Jadi kemudian, ada anak sang resi yang berusia sekitar sepuluh atau duabelas tahun. Ia sedang bermain saat teman-temannya memberi tahu kepadanya bahwa, "Sang raja sudah menghina ayahmu seperti ini." Dan sang anak menjadi sangat marah, "Oh, raja sangatlah kejam karena ia sudah menghina ayahku." Ia melihat kalungan bangkai ular mati yang ada di leher ayahnya. Maka dengan segera ia mengutuk Mahārāja Parīkṣit dengan berkata, "Anda akan mati dalam tujuh hari, karena digigit oleh seekor ular." Jadi, ketika sang anak itu menangis dengan sangat keras dan suaranya itu, maksudku, terus menerus terdengar, maka sang resi, sang orang suci itu, ia menjadi terbangun. "Apa yang terjadi, anakku, mengapa kamu menangis?" "Tidak, tidak.
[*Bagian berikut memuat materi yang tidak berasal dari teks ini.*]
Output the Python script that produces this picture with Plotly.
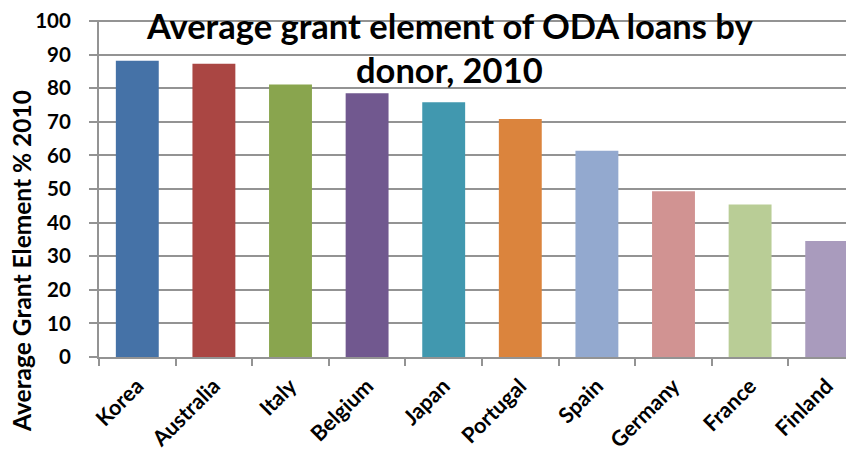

Sang raja sudah menghina ayah, karena itu aku sudah mengutuknya." Oh, dan sang resi menjadi sangat menyesal, "Oh, kamu sudah mengutuk seorang raja yang begitu suci seperti itu? Oh, kamu sudah membawa penistaan kepada seluruh masyarakat brāhmaṇa. Kamu sudah mengijinkan Kali-yuga untuk datang. Inilah persekongkolan dari Kali-yuga."

Bagaimanapun, ia segera menulis surat kepada sang raja bahwa, "Putera hamba sudah mengutuk anda dengan sangat bodohnya. Ini adalah ... Tetapi apa yang bisa hamba lakukan? Ini adalah keinginan Tuhan. Dan ini harus terlaksana. Jadi, mohon anda bersiap-siaplah." Jadi, lihatlah, bahkan seorang anak yang terlahir dari seorang brāhmaṇa, betapa ia memiliki kekuatan yang sangat hebat, karena seorang anak berusia sepuluh tahun bisa mengutuk seorang raja yang begitu agung sehingga sang raja menjadi harus mematuhi hal tersebut. Seperti itulah keadaan dari kṣatriya, brāhmaṇa, dan maksudku, vaiśya serta śūdra. Cātur-varṇyaṁ mayā sṛṣṭaṁ guṇa-karma-vibhāgaśaḥ. (BG 4.13). Sesuai dengan keinginan Tuhan, maka masyarakat manusia dibagi menjadi empat kelompok manusia. Kelompok pertama adalah brāhmaṇa, kelompok kedua adalah kṣatriya, kelompok ketiga adalah vaiśya dan sisanya, kelompok keempat adalah śūdra.